## Task description
Each line below must be set down exactly; omit any image you find.

## Dataset excerpt

________________________________________

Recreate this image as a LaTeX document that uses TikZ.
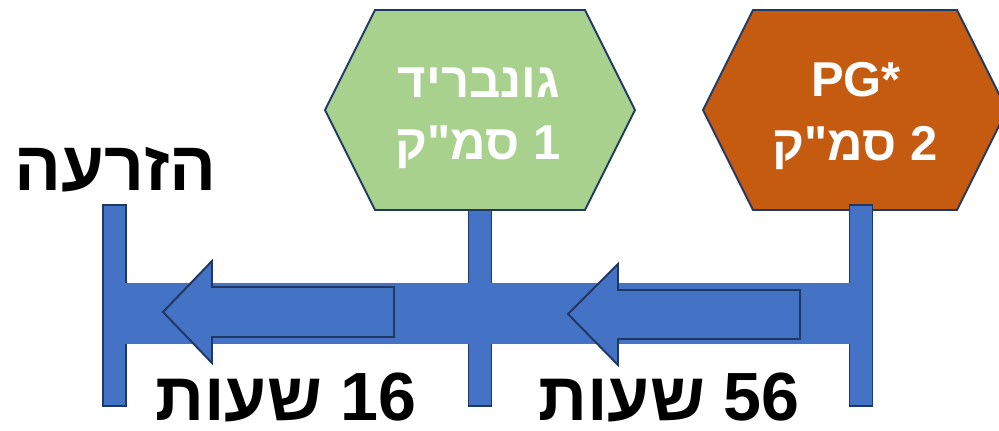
\documentclass[tikz,border=0pt]{standalone}
\usepackage{fontspec}
\setmainfont{Liberation Sans}
\newfontfamily\hebfont[Script=Hebrew]{Liberation Sans}
\TeXXeTstate=1
\definecolor{barblue}{HTML}{4472C4}
\definecolor{edgeblue}{HTML}{1F3864}
\definecolor{hexgreen}{HTML}{A9D18E}
\definecolor{hexorange}{HTML}{C55A11}
\tikzset{
  tickbar/.style={fill=barblue,draw=edgeblue,line width=1.4pt},
  hexbox/.style={draw=edgeblue,line width=1.4pt},
  hextext/.style={anchor=base,text=white,font=\hebfont\bfseries\fontsize{34.8}{40}\selectfont},
  hourtext/.style={anchor=base,font=\hebfont\bfseries\fontsize{48.5}{54}\selectfont},
}

\begin{document}
\begin{tikzpicture}[x=0.025cm,y=-0.025cm]
      \clip (0,0) rectangle (999,431);
      % ticks under the time bar
      \foreach \tx/\ty in {114.5/205,480/210,861/205}
        \draw[tickbar] (\tx-11.5,\ty) rectangle (\tx+11.5,406);
      \fill[barblue] (104,283) rectangle (850,344);
      % arrows
      \draw[tickbar] (394,287)--(212,287)--(212,261)--(163,312)--(212,363)--(212,337)--(394,337)--cycle;
      \draw[tickbar] (800,290)--(618,290)--(618,264)--(568,314)--(618,365)--(618,339)--(800,339)--cycle;
      % hexagons
      \draw[hexbox,fill=hexgreen] (325,110)--(375,10)--(585,10)--(635,110)--(585,210)--(375,210)--cycle;
      \draw[hexbox,fill=hexorange] (703,110)--(753,10)--(957,10)--(1007,110)--(957,210)--(753,210)--cycle;
      \draw[tickbar] (849.5,232)--(849.5,205)--(872.5,205)--(872.5,232);
      \node[hextext] (gonname) at (479,98) {\beginR גונבריד\endR};
      \node[hextext] (gondose) at (478,160) {\beginR 1 סמ"ק\endR};
      \node[hextext] (pgname) at (856,97) {PG*};
      \node[hextext] (pgdose) at (855,161) {\beginR 2 סמ"ק\endR};
      \node[hourtext,font=\hebfont\bfseries\fontsize{49.5}{56}\selectfont] (seeding) at (115.5,191) {\beginR הזרעה\endR};
      \node[hourtext] (hoursa) at (286,420) {\beginR 16 שעות\endR};
      \node[hourtext] (hoursb) at (669,420) {\beginR 56 שעות\endR};
\end{tikzpicture}
\end{document}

________________________________________

## Problem solution
Recreate this image as a LaTeX document that uses TikZ.
\documentclass[tikz,border=0pt]{standalone}
\usepackage{fontspec}
\setmainfont{Liberation Sans}
\newfontfamily\hebfont[Script=Hebrew]{Liberation Sans}
\TeXXeTstate=1
\definecolor{barblue}{HTML}{4472C4}
\definecolor{edgeblue}{HTML}{1F3864}
\definecolor{hexgreen}{HTML}{A9D18E}
\definecolor{hexorange}{HTML}{C55A11}
\tikzset{
  tickbar/.style={fill=barblue,draw=edgeblue,line width=1.4pt},
  hexbox/.style={draw=edgeblue,line width=1.4pt},
  hextext/.style={anchor=base,text=white,font=\hebfont\bfseries\fontsize{34.8}{40}\selectfont},
  hourtext/.style={anchor=base,font=\hebfont\bfseries\fontsize{48.5}{54}\selectfont},
}

\begin{document}
\begin{tikzpicture}[x=0.025cm,y=-0.025cm]
      \clip (0,0) rectangle (999,431);
      % ticks under the time bar
      \foreach \tx/\ty in {114.5/205,480/210,861/205}
        \draw[tickbar] (\tx-11.5,\ty) rectangle (\tx+11.5,406);
      \fill[barblue] (104,283) rectangle (850,344);
      % arrows
      \draw[tickbar] (394,287)--(212,287)--(212,261)--(163,312)--(212,363)--(212,337)--(394,337)--cycle;
      \draw[tickbar] (800,290)--(618,290)--(618,264)--(568,314)--(618,365)--(618,339)--(800,339)--cycle;
      % hexagons
      \draw[hexbox,fill=hexgreen] (325,110)--(375,10)--(585,10)--(635,110)--(585,210)--(375,210)--cycle;
      \draw[hexbox,fill=hexorange] (703,110)--(753,10)--(957,10)--(1007,110)--(957,210)--(753,210)--cycle;
      \draw[tickbar] (849.5,232)--(849.5,205)--(872.5,205)--(872.5,232);
      \node[hextext] (gonname) at (479,98) {\beginR גונבריד\endR};
      \node[hextext] (gondose) at (478,160) {\beginR 1 סמ"ק\endR};
      \node[hextext] (pgname) at (856,97) {PG*};
      \node[hextext] (pgdose) at (855,161) {\beginR 2 סמ"ק\endR};
      \node[hourtext,font=\hebfont\bfseries\fontsize{49.5}{56}\selectfont] (seeding) at (115.5,191) {\beginR הזרעה\endR};
      \node[hourtext] (hoursa) at (286,420) {\beginR 16 שעות\endR};
      \node[hourtext] (hoursb) at (669,420) {\beginR 56 שעות\endR};
\end{tikzpicture}
\end{document}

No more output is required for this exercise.